> [Exercise prompt]:
Return each line of the listing below, unchanged, and omit the images.

> [Record list]:
※ ※ ※
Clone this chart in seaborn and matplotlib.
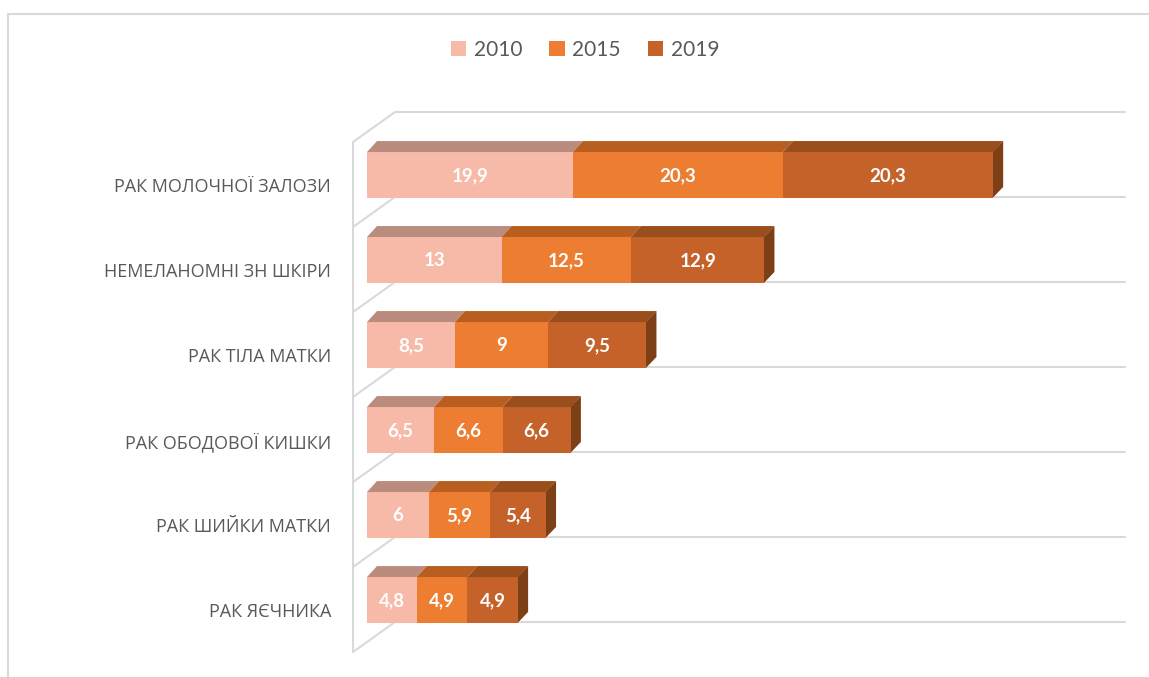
import numpy as np
import pandas as pd
import matplotlib.pyplot as plt
import seaborn as sns
from matplotlib.patches import Polygon, Patch
from matplotlib.lines import Line2D
from matplotlib.transforms import ScaledTranslation

categories = [
    "РАК МОЛОЧНОЇ ЗАЛОЗИ", "НЕМЕЛАНОМНІ ЗН ШКІРИ", "РАК ТІЛА МАТКИ",
    "РАК ОБОДОВОЇ КИШКИ", "РАК ШИЙКИ МАТКИ", "РАК ЯЄЧНИКА",
]
years = ["2010", "2015", "2019"]
v2010 = [19.9, 13, 8.5, 6.5, 6, 4.8]
v2015 = [20.3, 12.5, 9, 6.6, 5.9, 4.9]
v2019 = [20.3, 12.9, 9.5, 6.6, 5.4, 4.9]

front = ["#F8BAA8", "#ED7D31", "#C4622A"]
top = ["#BA8C7D", "#B85E20", "#9A4E1C"]
side = "#7D3F16"
grid_c = "#D9D9D9"
text_c = "#595959"

sns.set_theme(style="white")
plt.rcParams["font.family"] = ["Open Sans", "DejaVu Sans"]

W, H = 1149, 677
fig = plt.figure(figsize=(W / 100, H / 100), dpi=100)
ax = fig.add_axes([367 / W, 1 - 660 / H, (1125 - 367) / W, 560 / H])

df = pd.DataFrame({"cat": categories, "2010": v2010, "2015": v2015, "2019": v2019})
df["c1"] = df["2010"]
df["c2"] = df["2010"] + df["2015"]
df["c3"] = df["c2"] + df["2019"]

bw = 0.54
# stacked front faces: draw the totals first, then the shorter sums on top
for col, c in zip(["c3", "c2", "c1"], front[::-1]):
    sns.barplot(data=df, x=col, y="cat", orient="h", color=c, saturation=1,
                width=bw, errorbar=None, ax=ax, zorder=2, linewidth=0, edgecolor="none")

px = 1 / 10.35          # value units per pixel
xmax = (1125 - 367) * px
ax.set_xlim(0, xmax)
ax.set_ylim(5 + 60 / 85, -75 / 85)

# 3d depth of the bars
ddx, ddy = 10 * px, 11 / 85
vals = [v2010, v2015, v2019]
for r in range(len(df)):
    lefts = [0, df["c1"][r], df["c2"][r]]
    rights = [df["c1"][r], df["c2"][r], df["c3"][r]]
    yt, yb = r - bw / 2, r + bw / 2
    for k in range(3):
        l, rr = lefts[k], rights[k]
        ax.add_patch(Polygon([(l, yt), (rr, yt), (rr + ddx, yt - ddy), (l + ddx, yt - ddy)],
                             closed=True, facecolor=top[k], edgecolor="none", zorder=3))
        ax.text((l + rr) / 2, r + 0.01, f"{vals[k][r]:g}".replace(".", ","),
                ha="center", va="center", color="white", fontsize=13.5,
                fontweight="bold", family=["Lato", "DejaVu Sans"], zorder=5)
    e = rights[-1]
    ax.add_patch(Polygon([(e - 0.05, yt), (e + ddx, yt - ddy), (e + ddx, yb - ddy), (e - 0.05, yb)],
                         closed=True, facecolor=side, edgecolor="none", zorder=1.9))

# back gridlines and the left wall
wall_x = -14 * px
back_x = 28 * px
dy_wall = 30 / 85
for k in range(len(df) + 1):
    yk = k - 63 / 85
    ax.plot([back_x, xmax], [yk, yk], color=grid_c, lw=1.5, zorder=0.5, clip_on=False)
    ax.plot([wall_x, back_x], [yk + dy_wall, yk], color=grid_c, lw=1.5, zorder=0.5, clip_on=False)
ax.plot([wall_x, wall_x], [-63 / 85 + dy_wall, len(df) - 63 / 85 + dy_wall],
        color=grid_c, lw=1.5, zorder=0.5, clip_on=False)

sns.despine(ax=ax, left=True, bottom=True)
ax.set_xlabel("")
ax.set_ylabel("")
ax.set_xticks([])
ax.tick_params(axis="y", length=0, pad=26, labelsize=13, labelcolor=text_c)
shift = ScaledTranslation(0, -0.1, fig.dpi_scale_trans)
for lab in ax.get_yticklabels():
    lab.set_transform(lab.get_transform() + shift)

handles = [Patch(facecolor=c, edgecolor="none") for c in front]
fig.legend(handles, years, loc="center", bbox_to_anchor=(585 / W, 1 - 50 / H), ncol=3,
           frameon=False, handlelength=0.75, handleheight=0.75, handletextpad=0.35,
           columnspacing=1.3, prop={"family": ["Lato", "DejaVu Sans"], "size": 15},
           labelcolor=text_c)

# outer chart frame
fig.add_artist(Line2D([8 / W, 8 / W], [0, 1 - 14 / H], color=grid_c, lw=1.5,
                      transform=fig.transFigure))
fig.add_artist(Line2D([8 / W, 1], [1 - 14 / H, 1 - 14 / H], color=grid_c, lw=1.5,
                      transform=fig.transFigure))

fig.savefig("out.png", dpi=100, facecolor="white")
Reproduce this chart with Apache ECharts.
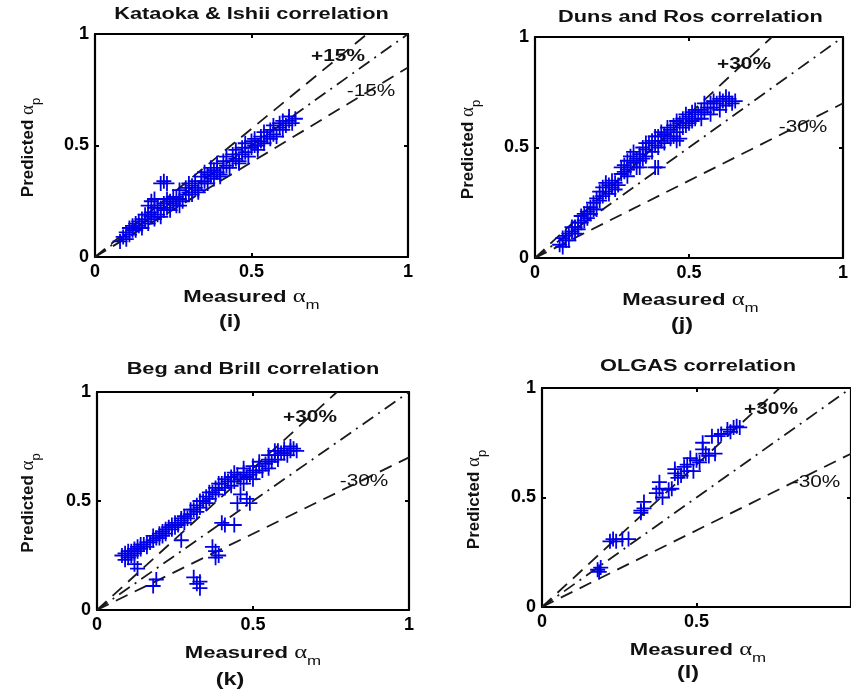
※ ※ ※
> [The completed task]:
Clone this chart in seaborn and matplotlib.
import numpy as np
import pandas as pd
import matplotlib.pyplot as plt
import seaborn as sns
from matplotlib.patches import Polygon, Patch
from matplotlib.lines import Line2D
from matplotlib.transforms import ScaledTranslation

categories = [
    "РАК МОЛОЧНОЇ ЗАЛОЗИ", "НЕМЕЛАНОМНІ ЗН ШКІРИ", "РАК ТІЛА МАТКИ",
    "РАК ОБОДОВОЇ КИШКИ", "РАК ШИЙКИ МАТКИ", "РАК ЯЄЧНИКА",
]
years = ["2010", "2015", "2019"]
v2010 = [19.9, 13, 8.5, 6.5, 6, 4.8]
v2015 = [20.3, 12.5, 9, 6.6, 5.9, 4.9]
v2019 = [20.3, 12.9, 9.5, 6.6, 5.4, 4.9]

front = ["#F8BAA8", "#ED7D31", "#C4622A"]
top = ["#BA8C7D", "#B85E20", "#9A4E1C"]
side = "#7D3F16"
grid_c = "#D9D9D9"
text_c = "#595959"

sns.set_theme(style="white")
plt.rcParams["font.family"] = ["Open Sans", "DejaVu Sans"]

W, H = 1149, 677
fig = plt.figure(figsize=(W / 100, H / 100), dpi=100)
ax = fig.add_axes([367 / W, 1 - 660 / H, (1125 - 367) / W, 560 / H])

df = pd.DataFrame({"cat": categories, "2010": v2010, "2015": v2015, "2019": v2019})
df["c1"] = df["2010"]
df["c2"] = df["2010"] + df["2015"]
df["c3"] = df["c2"] + df["2019"]

bw = 0.54
# stacked front faces: draw the totals first, then the shorter sums on top
for col, c in zip(["c3", "c2", "c1"], front[::-1]):
    sns.barplot(data=df, x=col, y="cat", orient="h", color=c, saturation=1,
                width=bw, errorbar=None, ax=ax, zorder=2, linewidth=0, edgecolor="none")

px = 1 / 10.35          # value units per pixel
xmax = (1125 - 367) * px
ax.set_xlim(0, xmax)
ax.set_ylim(5 + 60 / 85, -75 / 85)

# 3d depth of the bars
ddx, ddy = 10 * px, 11 / 85
vals = [v2010, v2015, v2019]
for r in range(len(df)):
    lefts = [0, df["c1"][r], df["c2"][r]]
    rights = [df["c1"][r], df["c2"][r], df["c3"][r]]
    yt, yb = r - bw / 2, r + bw / 2
    for k in range(3):
        l, rr = lefts[k], rights[k]
        ax.add_patch(Polygon([(l, yt), (rr, yt), (rr + ddx, yt - ddy), (l + ddx, yt - ddy)],
                             closed=True, facecolor=top[k], edgecolor="none", zorder=3))
        ax.text((l + rr) / 2, r + 0.01, f"{vals[k][r]:g}".replace(".", ","),
                ha="center", va="center", color="white", fontsize=13.5,
                fontweight="bold", family=["Lato", "DejaVu Sans"], zorder=5)
    e = rights[-1]
    ax.add_patch(Polygon([(e - 0.05, yt), (e + ddx, yt - ddy), (e + ddx, yb - ddy), (e - 0.05, yb)],
                         closed=True, facecolor=side, edgecolor="none", zorder=1.9))

# back gridlines and the left wall
wall_x = -14 * px
back_x = 28 * px
dy_wall = 30 / 85
for k in range(len(df) + 1):
    yk = k - 63 / 85
    ax.plot([back_x, xmax], [yk, yk], color=grid_c, lw=1.5, zorder=0.5, clip_on=False)
    ax.plot([wall_x, back_x], [yk + dy_wall, yk], color=grid_c, lw=1.5, zorder=0.5, clip_on=False)
ax.plot([wall_x, wall_x], [-63 / 85 + dy_wall, len(df) - 63 / 85 + dy_wall],
        color=grid_c, lw=1.5, zorder=0.5, clip_on=False)

sns.despine(ax=ax, left=True, bottom=True)
ax.set_xlabel("")
ax.set_ylabel("")
ax.set_xticks([])
ax.tick_params(axis="y", length=0, pad=26, labelsize=13, labelcolor=text_c)
shift = ScaledTranslation(0, -0.1, fig.dpi_scale_trans)
for lab in ax.get_yticklabels():
    lab.set_transform(lab.get_transform() + shift)

handles = [Patch(facecolor=c, edgecolor="none") for c in front]
fig.legend(handles, years, loc="center", bbox_to_anchor=(585 / W, 1 - 50 / H), ncol=3,
           frameon=False, handlelength=0.75, handleheight=0.75, handletextpad=0.35,
           columnspacing=1.3, prop={"family": ["Lato", "DejaVu Sans"], "size": 15},
           labelcolor=text_c)

# outer chart frame
fig.add_artist(Line2D([8 / W, 8 / W], [0, 1 - 14 / H], color=grid_c, lw=1.5,
                      transform=fig.transFigure))
fig.add_artist(Line2D([8 / W, 1], [1 - 14 / H, 1 - 14 / H], color=grid_c, lw=1.5,
                      transform=fig.transFigure))

fig.savefig("out.png", dpi=100, facecolor="white")
Reproduce this chart with Apache ECharts.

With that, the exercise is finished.